## Start MATERIAL FOR THIS TASK

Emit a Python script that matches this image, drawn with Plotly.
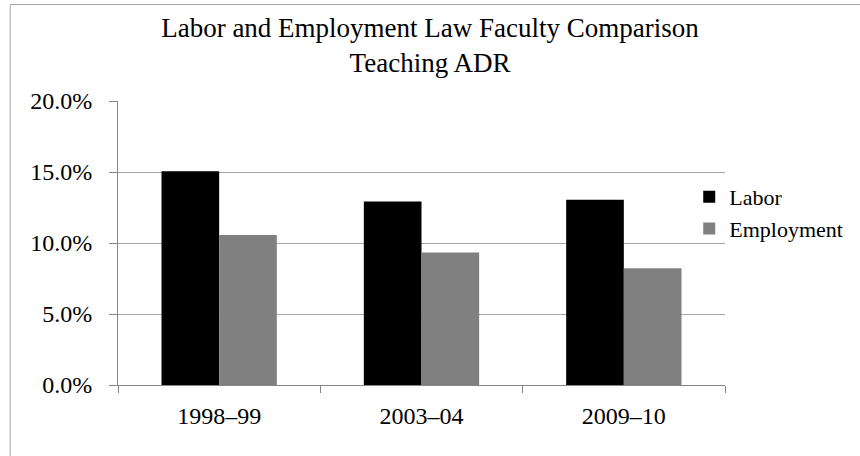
import plotly.graph_objects as go

categories = ["1998–99", "2003–04", "2009–10"]
labor = [0.1505, 0.1293, 0.1305]
employment = [0.1056, 0.0933, 0.0823]
title_lines = ["Labor and Employment Law Faculty Comparison", "Teaching ADR"]

FONT = "Liberation Serif, Times New Roman, serif"

fig = go.Figure()
fig.add_trace(go.Bar(name="Labor", x=categories, y=labor, marker=dict(color="#000000", line=dict(width=0))))
fig.add_trace(go.Bar(name="Employment", x=categories, y=employment, marker=dict(color="#808080", line=dict(width=0))))

L, R, T, B = 118, 131, 101, 71
W, H = 860, 456
pw = W - L - R
ph = H - T - B

def px(x):
    return (x - L) / pw

def py(y):
    return (385 - y) / ph

border = dict(color="#A6A6A6", width=1)

fig.update_layout(
    width=W, height=H,
    margin=dict(l=L, r=R, t=T, b=B),
    paper_bgcolor="white", plot_bgcolor="white",
    barmode="group", bargap=0.43, bargroupgap=0,
    font=dict(family=FONT, size=24, color="#000000"),
    title=dict(text="<br>".join(title_lines), x=0.5, xanchor="center",
               yref="container", y=1 - 37 / H, yanchor="top",
               font=dict(family=FONT, size=27, color="#000000")),
    showlegend=True,
    legend=dict(x=px(693), xanchor="left", y=py(176), yanchor="top",
                bgcolor="rgba(0,0,0,0)", borderwidth=0, itemwidth=30,
                tracegroupgap=0, font=dict(family=FONT, size=22, color="#000000")),
    xaxis=dict(showline=True, linecolor="#868686", linewidth=1,
               ticks="outside", tickson="boundaries", ticklen=7, tickcolor="#868686",
               showgrid=False, ticklabelstandoff=9,
               tickfont=dict(family=FONT, size=24, color="#000000")),
    yaxis=dict(range=[0, 0.2], dtick=0.05, tickformat=".1%",
               showline=True, linecolor="#868686", linewidth=1,
               ticks="outside", ticklen=8, tickcolor="#868686",
               showgrid=True, gridcolor="#A6A6A6", gridwidth=1,
               zeroline=False, ticklabelstandoff=12,
               tickfont=dict(family=FONT, size=24, color="#000000")),
    shapes=[
        dict(type="line", xref="paper", yref="paper", x0=px(9.5), x1=px(W + 5),
             y0=py(4.5), y1=py(4.5), line=border, layer="above"),
        dict(type="line", xref="paper", yref="paper", x0=px(9.5), x1=px(9.5),
             y0=py(4.5), y1=py(H + 5), line=border, layer="above"),
    ],
)

fig.write_html("out.html", config={"displayModeBar": False},
               post_script="document.body.style.margin='0';document.body.style.overflow='hidden';")
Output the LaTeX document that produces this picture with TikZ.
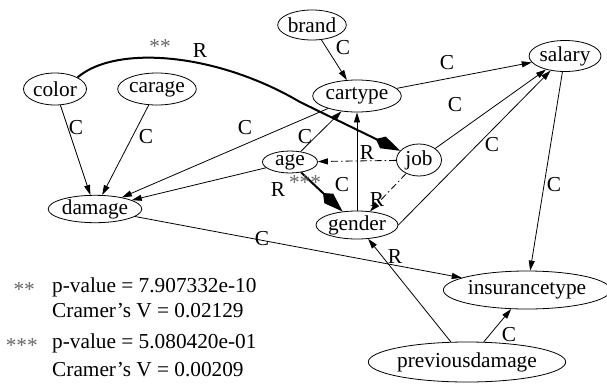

## End MATERIAL FOR THIS TASK

STATED PROBLEM: From the top of the listing above, repeat each line exactly until you reach the line containing "Serif, Times New", and repeat that one too. Leave the pictures out.

ANSWER TO THE PROBLEM:
Emit a Python script that matches this image, drawn with Plotly.
import plotly.graph_objects as go

categories = ["1998–99", "2003–04", "2009–10"]
labor = [0.1505, 0.1293, 0.1305]
employment = [0.1056, 0.0933, 0.0823]
title_lines = ["Labor and Employment Law Faculty Comparison", "Teaching ADR"]

FONT = "Liberation Serif, Times New Roman, serif"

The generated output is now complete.